• Objective
Starting at the line that contains "Rebuild this chart" and stopping at the line that contains "Chart.register(...registerables);", transcribe every line of the material below exactly; pictures stay out.

• Data for this task
┄┄┄┄┄┄┄┄┄┄

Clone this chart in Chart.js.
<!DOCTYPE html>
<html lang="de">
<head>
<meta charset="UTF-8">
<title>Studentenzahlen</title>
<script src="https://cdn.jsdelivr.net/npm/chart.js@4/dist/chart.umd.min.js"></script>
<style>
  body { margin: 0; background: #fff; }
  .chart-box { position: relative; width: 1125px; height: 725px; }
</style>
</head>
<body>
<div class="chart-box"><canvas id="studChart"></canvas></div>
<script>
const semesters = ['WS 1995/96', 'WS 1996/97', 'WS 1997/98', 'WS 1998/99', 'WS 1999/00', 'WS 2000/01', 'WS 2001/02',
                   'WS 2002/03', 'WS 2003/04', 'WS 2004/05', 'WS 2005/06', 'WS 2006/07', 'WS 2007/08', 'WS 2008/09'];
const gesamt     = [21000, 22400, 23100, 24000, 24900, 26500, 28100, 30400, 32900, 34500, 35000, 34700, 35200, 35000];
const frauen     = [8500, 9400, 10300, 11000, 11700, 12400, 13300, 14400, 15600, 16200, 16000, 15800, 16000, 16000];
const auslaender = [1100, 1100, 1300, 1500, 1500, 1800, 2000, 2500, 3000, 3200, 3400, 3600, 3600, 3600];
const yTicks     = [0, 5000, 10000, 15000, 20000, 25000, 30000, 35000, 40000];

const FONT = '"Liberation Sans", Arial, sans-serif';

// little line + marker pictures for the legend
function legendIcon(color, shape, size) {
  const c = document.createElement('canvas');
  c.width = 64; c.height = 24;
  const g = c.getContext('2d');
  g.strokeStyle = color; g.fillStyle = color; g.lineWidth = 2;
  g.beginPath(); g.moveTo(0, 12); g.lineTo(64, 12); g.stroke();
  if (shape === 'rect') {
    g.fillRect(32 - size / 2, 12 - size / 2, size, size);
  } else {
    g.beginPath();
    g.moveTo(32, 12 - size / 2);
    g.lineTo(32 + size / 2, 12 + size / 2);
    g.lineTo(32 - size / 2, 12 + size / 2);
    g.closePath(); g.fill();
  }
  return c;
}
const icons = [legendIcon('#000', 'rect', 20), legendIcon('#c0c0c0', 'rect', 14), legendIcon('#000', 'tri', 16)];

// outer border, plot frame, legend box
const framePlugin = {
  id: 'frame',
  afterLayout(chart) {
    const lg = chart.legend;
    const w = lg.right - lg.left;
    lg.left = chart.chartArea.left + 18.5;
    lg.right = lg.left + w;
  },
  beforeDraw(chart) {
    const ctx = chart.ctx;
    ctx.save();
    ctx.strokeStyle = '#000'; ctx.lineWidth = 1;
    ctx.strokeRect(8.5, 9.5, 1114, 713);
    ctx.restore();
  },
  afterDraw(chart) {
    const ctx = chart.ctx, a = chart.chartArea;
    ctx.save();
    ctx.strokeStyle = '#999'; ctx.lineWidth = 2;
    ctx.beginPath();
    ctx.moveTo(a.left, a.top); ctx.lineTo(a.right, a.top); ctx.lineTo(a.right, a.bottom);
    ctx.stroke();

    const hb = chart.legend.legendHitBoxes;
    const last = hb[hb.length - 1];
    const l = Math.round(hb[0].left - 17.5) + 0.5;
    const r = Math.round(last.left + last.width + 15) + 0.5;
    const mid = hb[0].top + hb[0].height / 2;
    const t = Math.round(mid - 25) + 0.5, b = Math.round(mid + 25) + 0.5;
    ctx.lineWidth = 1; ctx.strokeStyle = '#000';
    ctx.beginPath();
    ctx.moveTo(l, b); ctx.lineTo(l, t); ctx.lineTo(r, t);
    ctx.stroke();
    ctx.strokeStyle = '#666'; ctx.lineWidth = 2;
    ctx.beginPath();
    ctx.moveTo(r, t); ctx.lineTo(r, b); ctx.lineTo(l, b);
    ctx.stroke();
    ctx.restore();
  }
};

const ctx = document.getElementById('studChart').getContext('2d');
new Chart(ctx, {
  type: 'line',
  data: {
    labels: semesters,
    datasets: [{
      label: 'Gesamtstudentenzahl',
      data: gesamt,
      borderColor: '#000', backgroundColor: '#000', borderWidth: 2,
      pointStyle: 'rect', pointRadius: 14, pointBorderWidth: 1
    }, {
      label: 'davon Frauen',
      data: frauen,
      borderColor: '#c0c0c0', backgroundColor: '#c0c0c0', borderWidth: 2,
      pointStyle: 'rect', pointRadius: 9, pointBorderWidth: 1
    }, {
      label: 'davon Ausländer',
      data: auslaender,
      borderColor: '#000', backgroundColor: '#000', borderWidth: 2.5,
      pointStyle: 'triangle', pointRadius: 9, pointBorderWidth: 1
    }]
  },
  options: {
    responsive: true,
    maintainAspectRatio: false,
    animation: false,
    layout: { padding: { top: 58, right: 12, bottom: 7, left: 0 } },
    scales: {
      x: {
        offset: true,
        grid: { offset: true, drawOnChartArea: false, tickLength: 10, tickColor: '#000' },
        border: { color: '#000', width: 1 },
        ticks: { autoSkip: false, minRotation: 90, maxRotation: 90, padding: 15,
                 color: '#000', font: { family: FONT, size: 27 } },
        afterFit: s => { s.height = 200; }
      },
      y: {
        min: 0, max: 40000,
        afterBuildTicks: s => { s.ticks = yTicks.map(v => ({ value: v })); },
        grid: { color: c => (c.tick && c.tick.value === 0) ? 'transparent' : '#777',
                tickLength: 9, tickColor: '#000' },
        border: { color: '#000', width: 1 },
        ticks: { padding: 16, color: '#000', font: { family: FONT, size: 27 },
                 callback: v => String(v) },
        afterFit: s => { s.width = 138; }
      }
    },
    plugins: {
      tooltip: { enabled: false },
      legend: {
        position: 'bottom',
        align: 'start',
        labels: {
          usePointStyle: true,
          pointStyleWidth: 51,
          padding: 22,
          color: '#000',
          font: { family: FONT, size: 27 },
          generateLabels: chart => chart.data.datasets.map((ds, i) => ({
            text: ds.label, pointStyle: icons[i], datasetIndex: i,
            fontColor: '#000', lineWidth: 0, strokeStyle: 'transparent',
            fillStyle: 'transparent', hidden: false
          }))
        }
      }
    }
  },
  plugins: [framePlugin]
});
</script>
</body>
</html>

┄┄┄┄┄┄┄┄┄┄

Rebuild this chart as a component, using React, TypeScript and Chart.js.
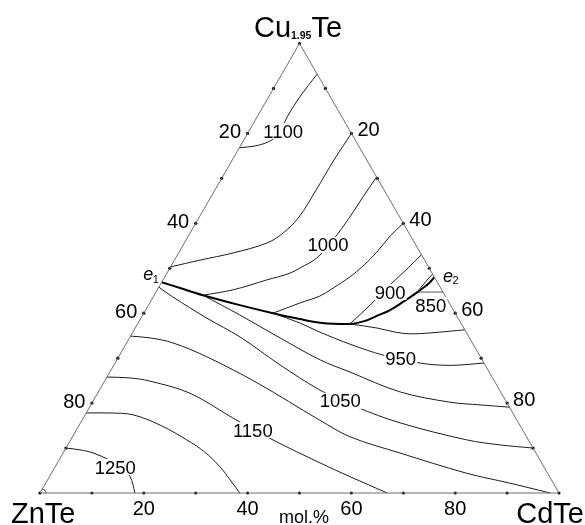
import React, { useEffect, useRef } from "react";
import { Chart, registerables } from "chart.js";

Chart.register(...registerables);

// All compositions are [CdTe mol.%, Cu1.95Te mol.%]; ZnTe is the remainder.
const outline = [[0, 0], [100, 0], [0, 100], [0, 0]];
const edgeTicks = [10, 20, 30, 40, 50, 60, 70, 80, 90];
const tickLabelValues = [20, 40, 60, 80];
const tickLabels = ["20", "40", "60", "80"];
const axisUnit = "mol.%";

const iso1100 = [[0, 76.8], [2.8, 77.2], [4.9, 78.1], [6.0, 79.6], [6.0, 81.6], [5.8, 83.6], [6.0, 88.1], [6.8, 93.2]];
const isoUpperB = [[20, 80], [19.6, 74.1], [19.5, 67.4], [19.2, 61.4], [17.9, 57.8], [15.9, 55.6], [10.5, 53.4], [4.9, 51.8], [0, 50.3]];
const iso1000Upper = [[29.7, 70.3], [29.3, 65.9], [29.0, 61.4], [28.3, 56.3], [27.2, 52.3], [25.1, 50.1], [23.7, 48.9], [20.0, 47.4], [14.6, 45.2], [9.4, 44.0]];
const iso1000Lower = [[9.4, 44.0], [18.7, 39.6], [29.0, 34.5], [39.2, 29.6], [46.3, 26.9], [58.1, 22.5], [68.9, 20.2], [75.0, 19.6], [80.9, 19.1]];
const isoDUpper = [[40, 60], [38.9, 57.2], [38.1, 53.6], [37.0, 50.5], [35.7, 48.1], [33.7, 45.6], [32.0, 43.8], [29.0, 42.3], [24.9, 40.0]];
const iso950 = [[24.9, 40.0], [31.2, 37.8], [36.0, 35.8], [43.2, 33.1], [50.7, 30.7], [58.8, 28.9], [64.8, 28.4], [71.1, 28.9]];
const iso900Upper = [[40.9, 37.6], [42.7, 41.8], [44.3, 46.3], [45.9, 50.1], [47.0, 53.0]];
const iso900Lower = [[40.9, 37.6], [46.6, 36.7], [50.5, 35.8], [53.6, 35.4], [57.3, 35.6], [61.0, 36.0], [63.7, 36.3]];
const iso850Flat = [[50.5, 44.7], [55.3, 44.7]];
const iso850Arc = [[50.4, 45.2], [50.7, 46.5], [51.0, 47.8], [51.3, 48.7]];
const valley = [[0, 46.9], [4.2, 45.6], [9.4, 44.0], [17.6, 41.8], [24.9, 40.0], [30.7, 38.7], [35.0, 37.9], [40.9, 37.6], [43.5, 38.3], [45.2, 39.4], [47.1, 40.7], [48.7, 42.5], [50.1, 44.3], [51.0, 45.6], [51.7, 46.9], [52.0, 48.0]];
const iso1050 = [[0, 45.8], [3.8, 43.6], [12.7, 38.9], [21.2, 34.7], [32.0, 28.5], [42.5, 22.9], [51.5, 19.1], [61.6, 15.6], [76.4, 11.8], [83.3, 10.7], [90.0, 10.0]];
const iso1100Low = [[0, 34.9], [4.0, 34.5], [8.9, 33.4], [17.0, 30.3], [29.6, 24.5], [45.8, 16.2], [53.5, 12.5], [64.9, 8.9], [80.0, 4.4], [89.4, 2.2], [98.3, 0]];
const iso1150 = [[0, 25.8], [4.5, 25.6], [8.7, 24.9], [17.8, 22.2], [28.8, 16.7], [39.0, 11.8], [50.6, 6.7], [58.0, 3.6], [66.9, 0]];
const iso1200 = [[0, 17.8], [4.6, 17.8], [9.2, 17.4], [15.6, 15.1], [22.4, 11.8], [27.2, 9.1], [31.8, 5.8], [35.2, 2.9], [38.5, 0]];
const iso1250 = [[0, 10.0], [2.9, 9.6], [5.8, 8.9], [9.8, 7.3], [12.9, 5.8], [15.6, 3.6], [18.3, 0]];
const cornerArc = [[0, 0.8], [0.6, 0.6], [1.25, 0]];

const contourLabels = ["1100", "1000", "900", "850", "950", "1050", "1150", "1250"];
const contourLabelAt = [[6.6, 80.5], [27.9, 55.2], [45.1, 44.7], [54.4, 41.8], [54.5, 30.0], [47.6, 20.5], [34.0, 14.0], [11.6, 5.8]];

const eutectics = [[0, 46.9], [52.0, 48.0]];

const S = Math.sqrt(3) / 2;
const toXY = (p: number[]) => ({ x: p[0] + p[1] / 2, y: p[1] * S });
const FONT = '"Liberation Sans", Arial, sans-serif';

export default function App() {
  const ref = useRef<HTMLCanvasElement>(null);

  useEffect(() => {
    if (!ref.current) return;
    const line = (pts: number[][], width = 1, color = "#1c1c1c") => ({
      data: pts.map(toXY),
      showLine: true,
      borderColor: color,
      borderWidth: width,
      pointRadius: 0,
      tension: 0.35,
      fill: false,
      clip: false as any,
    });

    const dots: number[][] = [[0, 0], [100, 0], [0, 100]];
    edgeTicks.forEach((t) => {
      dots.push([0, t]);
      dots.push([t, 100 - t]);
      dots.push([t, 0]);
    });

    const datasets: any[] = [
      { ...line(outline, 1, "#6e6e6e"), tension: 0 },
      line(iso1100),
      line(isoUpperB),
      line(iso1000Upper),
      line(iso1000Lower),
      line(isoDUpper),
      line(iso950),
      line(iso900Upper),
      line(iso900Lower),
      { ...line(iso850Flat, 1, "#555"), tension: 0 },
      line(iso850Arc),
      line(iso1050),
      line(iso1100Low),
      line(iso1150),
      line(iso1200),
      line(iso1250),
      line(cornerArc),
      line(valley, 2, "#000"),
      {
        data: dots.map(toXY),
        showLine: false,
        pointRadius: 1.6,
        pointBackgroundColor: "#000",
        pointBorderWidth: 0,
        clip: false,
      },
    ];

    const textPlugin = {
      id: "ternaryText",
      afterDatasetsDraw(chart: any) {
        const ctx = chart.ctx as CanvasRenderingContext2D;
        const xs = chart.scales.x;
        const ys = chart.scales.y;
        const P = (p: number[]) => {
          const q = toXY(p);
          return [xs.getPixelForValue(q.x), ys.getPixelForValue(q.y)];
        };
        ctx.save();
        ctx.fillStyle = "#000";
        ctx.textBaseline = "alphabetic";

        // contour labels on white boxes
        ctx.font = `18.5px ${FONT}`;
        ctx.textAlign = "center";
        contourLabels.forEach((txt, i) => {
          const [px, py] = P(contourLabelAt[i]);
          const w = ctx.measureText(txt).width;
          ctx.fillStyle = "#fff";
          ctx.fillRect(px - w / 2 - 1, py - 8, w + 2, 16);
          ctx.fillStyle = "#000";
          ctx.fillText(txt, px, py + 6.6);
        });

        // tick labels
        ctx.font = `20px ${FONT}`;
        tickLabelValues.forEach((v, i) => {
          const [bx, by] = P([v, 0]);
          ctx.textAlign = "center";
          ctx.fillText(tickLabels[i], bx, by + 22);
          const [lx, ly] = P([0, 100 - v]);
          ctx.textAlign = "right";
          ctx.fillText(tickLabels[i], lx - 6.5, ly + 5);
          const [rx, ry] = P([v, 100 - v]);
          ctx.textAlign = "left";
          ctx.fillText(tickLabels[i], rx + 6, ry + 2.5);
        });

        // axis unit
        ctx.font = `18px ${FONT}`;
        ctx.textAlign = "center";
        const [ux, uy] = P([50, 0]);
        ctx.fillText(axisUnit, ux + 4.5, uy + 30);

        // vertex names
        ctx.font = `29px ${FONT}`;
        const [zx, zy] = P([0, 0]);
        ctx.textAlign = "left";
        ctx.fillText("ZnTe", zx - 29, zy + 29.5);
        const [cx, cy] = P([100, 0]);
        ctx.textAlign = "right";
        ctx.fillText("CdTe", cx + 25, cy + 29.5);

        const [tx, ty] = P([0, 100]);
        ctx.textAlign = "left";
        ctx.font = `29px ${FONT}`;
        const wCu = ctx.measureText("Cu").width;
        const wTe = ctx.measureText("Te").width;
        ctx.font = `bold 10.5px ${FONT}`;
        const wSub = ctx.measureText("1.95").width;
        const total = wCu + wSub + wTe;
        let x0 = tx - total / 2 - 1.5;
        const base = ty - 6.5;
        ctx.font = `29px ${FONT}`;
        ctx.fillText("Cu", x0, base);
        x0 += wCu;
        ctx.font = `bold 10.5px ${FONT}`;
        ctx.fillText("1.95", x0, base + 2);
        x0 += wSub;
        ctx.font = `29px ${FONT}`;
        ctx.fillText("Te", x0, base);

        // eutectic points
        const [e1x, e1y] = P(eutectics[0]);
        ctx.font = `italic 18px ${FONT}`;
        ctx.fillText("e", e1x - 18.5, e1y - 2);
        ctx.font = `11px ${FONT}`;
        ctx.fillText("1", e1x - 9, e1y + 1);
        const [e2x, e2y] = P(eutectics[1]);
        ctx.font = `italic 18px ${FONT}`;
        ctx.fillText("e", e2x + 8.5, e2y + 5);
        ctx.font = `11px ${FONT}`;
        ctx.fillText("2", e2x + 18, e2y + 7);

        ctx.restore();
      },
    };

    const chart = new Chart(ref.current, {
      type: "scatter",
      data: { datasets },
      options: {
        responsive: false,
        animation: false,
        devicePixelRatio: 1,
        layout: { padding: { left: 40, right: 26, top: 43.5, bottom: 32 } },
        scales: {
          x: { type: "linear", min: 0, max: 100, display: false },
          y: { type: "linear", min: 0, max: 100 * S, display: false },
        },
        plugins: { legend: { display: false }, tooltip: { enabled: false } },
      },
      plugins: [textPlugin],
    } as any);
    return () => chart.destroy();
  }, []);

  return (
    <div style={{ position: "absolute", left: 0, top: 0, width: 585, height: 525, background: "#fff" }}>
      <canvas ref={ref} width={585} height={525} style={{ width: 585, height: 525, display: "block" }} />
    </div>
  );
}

┄┄┄┄┄┄┄┄┄┄

• Final result
Rebuild this chart as a component, using React, TypeScript and Chart.js.
import React, { useEffect, useRef } from "react";
import { Chart, registerables } from "chart.js";

Chart.register(...registerables);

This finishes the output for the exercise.